After Bernard left the company, Sirkin Lewis hired a chief financial officer. Based on new designs and a renewed marketing campaign, sales began to skyrocket. Sirkin was finally free to promote the company and take full credit for its success in the trades and business press.

Her next step was to hire a team of consultants to help her deal with complex software and staffing problems. One consultant was Ward Wieman, founder of Management Overload in Santa Monica.

"Sally is a brilliant designer who was used to running a company where she saw every piece of furniture and dealt with every employee, every day," said Wieman, who specializes in helping companies cope with rapid growth.

"She's still working much too hard, but it's her passion and her life, and she loves it."

No longer hampered by disagreements with her husband, Sirkin Lewis is finally free to grow the company as big as she wants to.

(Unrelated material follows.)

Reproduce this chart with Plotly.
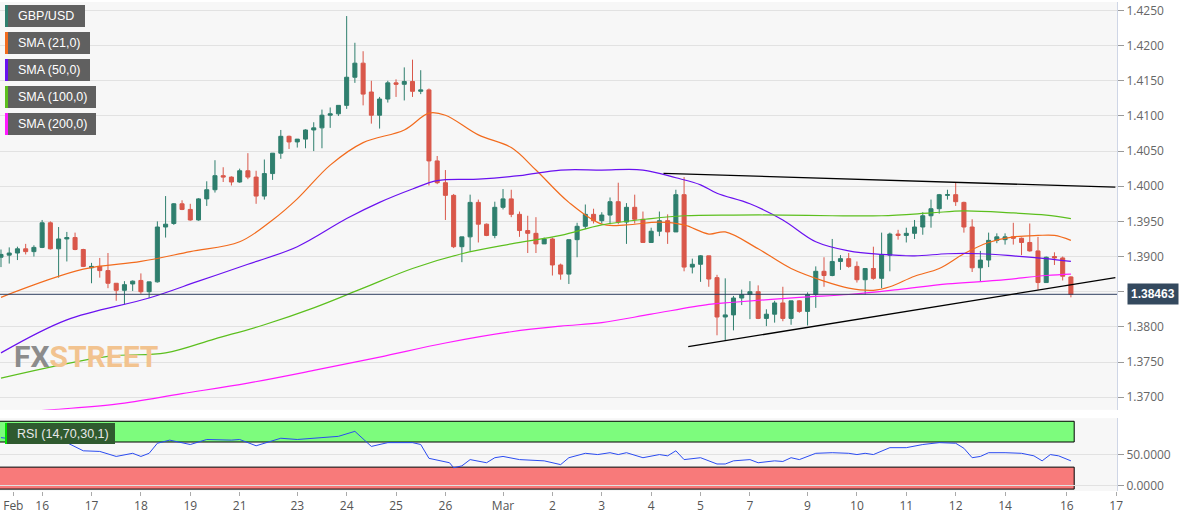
import plotly.graph_objects as go

# 4h GBP/USD candles (index = bar number)
opens = [1.3899,1.3902,1.3905,1.3911,1.3907,1.3913,1.3948,1.3911,1.3925,1.3927,
         1.3910,1.3884,1.3886,1.3880,1.3862,1.3852,1.3861,1.3866,1.3850,1.3864,
         1.3942,1.3947,1.3975,1.3967,1.3952,1.3982,1.3995,1.4015,1.4013,1.4006,
         1.4022,1.4013,1.3986,1.4018,1.4047,1.4071,1.4063,1.4067,1.4080,1.4083,
         1.4101,1.4103,1.4115,1.4155,1.4175,1.4134,1.4101,1.4124,1.4147,1.4145,
         1.4149,1.4135,1.4137,1.4036,1.4005,1.3987,1.3914,1.3928,1.3977,1.3946,
         1.3930,1.3970,1.3982,1.3960,1.3937,1.3933,1.3918,1.3925,1.3888,1.3875,
         1.3924,1.3943,1.3960,1.3951,1.3959,1.3978,1.3949,1.3970,1.3953,1.3920,
         1.3936,1.3951,1.3935,1.3988,1.3885,1.3889,1.3901,1.3870,1.3814,1.3817,
         1.3841,1.3846,1.3850,1.3812,1.3818,1.3834,1.3812,1.3837,1.3822,1.3846,
         1.3879,1.3873,1.3893,1.3897,1.3886,1.3867,1.3883,1.3869,1.3902,1.3932,
         1.3930,1.3933,1.3942,1.3958,1.3968,1.3987,1.3988,1.3977,1.3942,1.3884,
         1.3895,1.3923,1.3924,1.3928,1.3926,1.3920,1.3908,1.3863,1.3900,1.3898,
         1.3871]
highs = [1.3910,1.3913,1.3914,1.3918,1.3916,1.3952,1.3950,1.3942,1.3935,1.3934,
         1.3911,1.3891,1.3898,1.3905,1.3862,1.3865,1.3866,1.3876,1.3864,1.3950,
         1.3986,1.3976,1.3980,1.3975,1.3983,1.4007,1.4037,1.4027,1.4014,1.4025,
         1.4047,1.4022,1.4038,1.4047,1.4080,1.4072,1.4067,1.4081,1.4091,1.4109,
         1.4112,1.4115,1.4242,1.4204,1.4192,1.4150,1.4127,1.4150,1.4152,1.4169,
         1.4180,1.4165,1.4139,1.4043,1.4023,1.3989,1.3928,1.3988,1.3981,1.3947,
         1.3978,1.3996,1.3995,1.3964,1.3958,1.3956,1.3927,1.3927,1.3890,1.3924,
         1.3948,1.3974,1.3968,1.3963,1.3984,1.4005,1.3976,1.3988,1.3964,1.3941,
         1.3964,1.3960,1.3995,1.4013,1.3897,1.3902,1.3901,1.3874,1.3869,1.3844,
         1.3853,1.3865,1.3859,1.3825,1.3837,1.3857,1.3837,1.3838,1.3849,1.3886,
         1.3899,1.3925,1.3902,1.3905,1.3893,1.3883,1.3914,1.3934,1.3934,1.3938,
         1.3941,1.3952,1.3963,1.3981,1.3989,1.3995,1.4005,1.3978,1.3953,1.3908,
         1.3934,1.3933,1.3933,1.3948,1.3927,1.3947,1.3928,1.3900,1.3906,1.3900,
         1.3872]
lows = [1.3885,1.3890,1.3895,1.3903,1.3900,1.3912,1.3910,1.3870,1.3893,1.3909,
        1.3885,1.3862,1.3870,1.3855,1.3837,1.3832,1.3851,1.3847,1.3841,1.3863,
        1.3927,1.3945,1.3966,1.3951,1.3951,1.3972,1.3991,1.4006,1.4001,1.4005,
        1.4010,1.3975,1.3981,1.4009,1.4039,1.4053,1.4055,1.4054,1.4050,1.4054,
        1.4083,1.4100,1.4110,1.4147,1.4115,1.4089,1.4082,1.4119,1.4127,1.4122,
        1.4127,1.4131,1.4001,1.4003,1.3952,1.3912,1.3892,1.3908,1.3920,1.3929,
        1.3926,1.3967,1.3956,1.3928,1.3905,1.3905,1.3918,1.3873,1.3867,1.3861,
        1.3899,1.3939,1.3947,1.3947,1.3946,1.3946,1.3918,1.3947,1.3920,1.3920,
        1.3929,1.3918,1.3935,1.3879,1.3876,1.3864,1.3857,1.3788,1.3780,1.3795,
        1.3831,1.3811,1.3811,1.3801,1.3806,1.3808,1.3803,1.3820,1.3802,1.3827,
        1.3857,1.3872,1.3881,1.3884,1.3863,1.3846,1.3867,1.3855,1.3879,1.3924,
        1.3920,1.3925,1.3931,1.3941,1.3961,1.3981,1.3972,1.3934,1.3878,1.3864,
        1.3885,1.3919,1.3917,1.3917,1.3902,1.3907,1.3853,1.3863,1.3888,1.3866,
        1.3842]
closes = [1.3903,1.3905,1.3911,1.3907,1.3913,1.3948,1.3911,1.3925,1.3927,1.3910,
          1.3886,1.3886,1.3880,1.3862,1.3852,1.3860,1.3865,1.3850,1.3864,1.3942,
          1.3946,1.3975,1.3967,1.3952,1.3982,1.3995,1.4015,1.4013,1.4006,1.4022,
          1.4013,1.3986,1.4018,1.4047,1.4071,1.4063,1.4067,1.4080,1.4083,1.4101,
          1.4103,1.4115,1.4155,1.4175,1.4131,1.4101,1.4124,1.4147,1.4145,1.4149,
          1.4135,1.4137,1.4036,1.4005,1.3987,1.3914,1.3928,1.3977,1.3946,1.3930,
          1.3970,1.3982,1.3960,1.3937,1.3933,1.3918,1.3925,1.3888,1.3875,1.3924,
          1.3943,1.3960,1.3951,1.3959,1.3978,1.3949,1.3970,1.3953,1.3920,1.3936,
          1.3951,1.3935,1.3988,1.3885,1.3889,1.3901,1.3868,1.3814,1.3817,1.3841,
          1.3846,1.3850,1.3812,1.3818,1.3834,1.3812,1.3837,1.3822,1.3846,1.3879,
          1.3873,1.3893,1.3897,1.3886,1.3867,1.3883,1.3869,1.3902,1.3932,1.3930,
          1.3933,1.3942,1.3958,1.3968,1.3988,1.3988,1.3978,1.3942,1.3884,1.3895,
          1.3923,1.3928,1.3928,1.3926,1.3920,1.3908,1.3863,1.3899,1.3898,1.3872,
          1.3846]

sma21_x = [0,10,17,23,29,33,36,40,44,49,52,54,58,62,65,69,73,76,80,83,86,88,92,96,100,103,106,108,111,114,117,120,123,126,128,130]
sma21_y = [1.3842,1.3882,1.3893,1.3907,1.3921,1.3952,1.3982,1.4030,1.4062,1.4080,1.4104,1.4101,1.4073,1.4055,1.4023,1.3977,
           1.3946,1.3945,1.3949,1.3945,1.3932,1.3935,1.3911,1.3883,1.3865,1.3855,1.3852,1.3857,1.3872,1.3883,1.3904,1.3920,
           1.3928,1.3930,1.3930,1.3923]
sma50_x = [0,8,18,24,30,36,42,46,50,53,58,63,68,73,78,82,85,87,91,95,99,103,107,111,115,119,123,127,130]
sma50_y = [1.3763,1.3810,1.3841,1.3865,1.3889,1.3914,1.3954,1.3977,1.3996,1.4008,1.4010,1.4015,1.4023,1.4023,1.4023,1.4012,
           1.4002,1.3990,1.3975,1.3952,1.3921,1.3908,1.3903,1.3901,1.3904,1.3904,1.3901,1.3897,1.3893]
sma100_x = [0,13,20,26,32,38,44,50,56,62,68,73,79,83,89,95,101,107,113,117,123,127,130]
sma100_y = [1.3727,1.3758,1.3763,1.3783,1.3803,1.3827,1.3855,1.3883,1.3904,1.3918,1.3930,1.3945,1.3954,1.3958,1.3959,1.3959,
            1.3958,1.3958,1.3962,1.3965,1.3962,1.3959,1.3954]
sma200_x = [0,6,14,22,30,38,46,54,62,68,73,79,86,89,97,103,109,115,121,127,130]
sma200_y = [1.3676,1.3682,1.3690,1.3705,1.3720,1.3738,1.3757,1.3777,1.3793,1.3801,1.3806,1.3818,1.3832,1.3835,1.3842,1.3846,
            1.3853,1.3861,1.3866,1.3873,1.3875]

rsi_x = [0,5,8,10,12,14,16,17,18,19,20.5,23,25,28,29,31,34,36,39,41,43,45,47,50,51,52,54.5,55,56,57,
         59,60,61,63,66,68,69,71,72.5,74,75,76,78,80,81,82,83,85,87,88,89,91,92,94,95,96,97,99,101,103,
         104,105,106,108,110,112,114,116,117,118,119,120,122,124,125.5,126.5,127.5,128.5,130]
rsi_y = [77,69,69,56,55,47,52,47,52,68,73,66,74,73,74,64,76,74,77,79,87,63,69,69,66,44,37,29,32,42,
         37,45,47,42,40,34,45,52,50,53,50,53,45,50,48,56,42,45,35,35,40,42,37,40,39,45,42,52,53,52,
         50,52,50,61,61,66,69,68,60,45,47,53,53,52,48,40,50,48,40]

last_price = 1.38463
upper_line = ([80.5, 135.4], [1.40183, 1.39986])
lower_line = ([83.5, 135.4], [1.37718, 1.38700])

tick_pos = [1.5,5,11,17,23,29,36,42,48,54,61,67,73,79,85,91,98,104,110,116,122,129.5,135.5]
tick_text = ["Feb","16","17","18","19","21","23","24","25","26","Mar","2","3","4","5","7","9","10","11","12","14","16","17"]

legend_names = ["GBP/USD", "SMA (21,0)", "SMA (50,0)", "SMA (100,0)", "SMA (200,0)"]
legend_colors = ["#2f7f6e", "#f26b1d", "#6a11f0", "#5cbf1e", "#ff1aff"]

W, H = 1194, 513
ML, MR, MT, MB = 0, 77, 2, 22
PW, PH = W - ML - MR, H - MT - MB


def px(xp):
    return (xp - ML) / PW


def py(yp):
    return (H - MB - yp) / PH


fig = go.Figure()
fig.add_trace(go.Candlestick(
    x=list(range(len(opens))), open=opens, high=highs, low=lows, close=closes,
    increasing=dict(line=dict(color="#2f7f6e", width=1), fillcolor="#2f7f6e"),
    decreasing=dict(line=dict(color="#d9574a", width=1), fillcolor="#d9574a"),
    whiskerwidth=0, showlegend=False, hoverinfo="skip"))
for xs, ys, c in [(sma21_x, sma21_y, "#f26b1d"), (sma50_x, sma50_y, "#6a11f0"),
                  (sma100_x, sma100_y, "#5cbf1e"), (sma200_x, sma200_y, "#ff1aff")]:
    fig.add_trace(go.Scatter(x=xs, y=ys, mode="lines", line=dict(color=c, width=1.2, shape="spline"),
                             showlegend=False, hoverinfo="skip"))
fig.add_trace(go.Scatter(x=rsi_x, y=rsi_y, mode="lines", yaxis="y2",
                         line=dict(color="#2a4bf0", width=1), showlegend=False, hoverinfo="skip"))

shapes = [
    dict(type="line", xref="paper", yref="y", x0=0, x1=1, y0=last_price, y1=last_price,
         line=dict(color="#2d3e5e", width=1)),
    dict(type="line", xref="x", yref="y", x0=upper_line[0][0], x1=upper_line[0][1],
         y0=upper_line[1][0], y1=upper_line[1][1], line=dict(color="black", width=1.3)),
    dict(type="line", xref="x", yref="y", x0=lower_line[0][0], x1=lower_line[0][1],
         y0=lower_line[1][0], y1=lower_line[1][1], line=dict(color="black", width=1.3)),
    dict(type="rect", xref="x", yref="y2", x0=-0.5, x1=130.4, y0=70, y1=103,
         fillcolor="#7dfc7d", line=dict(color="black", width=1), layer="below"),
    dict(type="rect", xref="x", yref="y2", x0=-0.5, x1=130.4, y0=-5, y1=30,
         fillcolor="#f87a7a", line=dict(color="black", width=1), layer="below"),
]
annotations = []
box_w = [80, 85, 85, 91, 91]
for k, (name, col) in enumerate(zip(legend_names, legend_colors)):
    top = 5 + 27 * k
    shapes.append(dict(type="rect", xref="paper", yref="paper", x0=px(5), x1=px(5 + box_w[k]),
                       y0=py(top + 22), y1=py(top), fillcolor="#606060", line=dict(width=0)))
    shapes.append(dict(type="rect", xref="paper", yref="paper", x0=px(5), x1=px(8),
                       y0=py(top + 22), y1=py(top), fillcolor=col, line=dict(width=0)))
    annotations.append(dict(xref="paper", yref="paper", x=px(16), y=py(top + 11), text=name,
                            showarrow=False, xanchor="left", yanchor="middle",
                            font=dict(color="white", size=12.5, family="Arial")))
# RSI label
shapes.append(dict(type="rect", xref="paper", yref="paper", x0=px(5), x1=px(115),
                   y0=py(444), y1=py(423), fillcolor="#2f5a2f", line=dict(width=0)))
shapes.append(dict(type="rect", xref="paper", yref="paper", x0=px(5), x1=px(7),
                   y0=py(444), y1=py(423), fillcolor="#00e000", line=dict(width=0)))
annotations.append(dict(xref="paper", yref="paper", x=px(15), y=py(433.5), text="RSI (14,70,30,1)",
                        showarrow=False, xanchor="left", yanchor="middle",
                        font=dict(color="#e8e8e8", size=12.5, family="Arial")))
annotations.append(dict(xref="paper", yref="y", x=1, y=last_price, xanchor="left", xshift=10,
                        text="<b>1.38463</b>", showarrow=False, bgcolor="#34495e", borderpad=3,
                        font=dict(color="white", size=12, family="Arial")))
annotations.append(dict(xref="paper", yref="paper", x=px(12), y=py(376), xanchor="left",
                        text="<b><span style='color:#8c8c8c'>FX</span><span style='color:#f2c38f'>STREET</span></b>",
                        showarrow=False, font=dict(size=30, family="Liberation Sans Narrow, Roboto")))

fig.update_layout(
    width=W, height=H, margin=dict(l=ML, r=MR, t=MT, b=MB),
    paper_bgcolor="white", plot_bgcolor="#f7f7f7",
    shapes=shapes, annotations=annotations,
    xaxis=dict(range=[-0.12, 135.6], anchor="y2", rangeslider=dict(visible=False),
               tickvals=tick_pos, ticktext=tick_text, showgrid=False, zeroline=False,
               ticks="outside", ticklen=4, tickcolor="#aaa", tickfont=dict(size=12, color="#555")),
    yaxis=dict(domain=[0.166, 1], range=[1.3682, 1.4262], side="right", anchor="x",
               tickvals=[1.37 + 0.005 * k for k in range(12)], tickformat=".4f",
               gridcolor="#e2e2e2", zeroline=False, ticks="outside", ticklen=6, tickcolor="#999",
               showline=True, linecolor="#cfd6e6", tickfont=dict(size=12, color="#666")),
    yaxis2=dict(domain=[0, 0.149], range=[-8, 108], side="right", anchor="x",
                tickvals=[0, 50], tickformat=".4f", gridcolor="#e2e2e2", zeroline=False,
                ticks="outside", ticklen=6, tickcolor="#999",
                showline=True, linecolor="#cfd6e6", tickfont=dict(size=12, color="#666")),
)

fig.write_html("out.html", config={"displayModeBar": False},
               post_script="document.body.style.margin='0';")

Bernard Lewis acknowledges that they had reached a crossroads. "The divorce had nothing to do with the business, it was totally personal."

An admitted workaholic, Sirkin Lewis said she has absolutely no intention of retiring. She works seven days a week, heading up a furniture and fabric empire with 200 employees and annual revenues approaching $40 million. An internationally known and respected designer, she was named one of the top 100 interior designers by Architectural Digest.

Sirkin Lewis is often credited by colleagues with creating the "California look," a casual, elegant style of home decor. She was one of the first designers, for example, to use sisal (a woven straw) as a floor covering and colorful, batiked fabrics as upholstery.

For many years, she was kept in the dark about company finances. Now that she's responsible for the financial and creative sides of the business, she's trying to groom and mentor successors.

"I'm a good teacher," she said. "I love to recognize talent in somebody as much as I love it in myself. I've allowed people here to really grow."

Although she had a small, solid management team and many long-term employees, she admits being "scared to death" just prior to the divorce.

"I asked myself, 'How am I going to manage this?' " she said. "But I had the most fantastic support network of employees, attorneys and therapists to help me."

Priding herself on her independence, she drives her 16-year-old Bentley to the office, arriving most days by 8:30 a.m. She rarely leaves before 7:30 p.m. At home, evenings consist of a quiet dinner, a bath and some television before bedtime. (She likes watching Geraldo Rivera). She doesn't date and rarely goes out with friends. She has a pair of wire-haired terriers to keep her company.

"I never go away," she said. "I work at home on the weekends. There are always new products to design, new furniture, fabric and lighting accessories." To relax, she enjoys hand-painting party invitations and cards.

"The reason the business has grown is because I follow my instincts," said Sirkin Lewis. "I'm very confident about what I do, and my ideas are generally right."

She admits that she "really cared for Bernie" and never thought they would split up.

"It was more his decision to divorce because I did not want to retire," she said. "There was no other way out."

When asked how employees reacted to the news that he was leaving the business, she said there was a "big sigh of relief."

"They were thrilled, and I was shocked," she said. "They really rallied around me. Bernie always told me I was impossible and demanding, but now people tell me I'm the best boss they've ever had."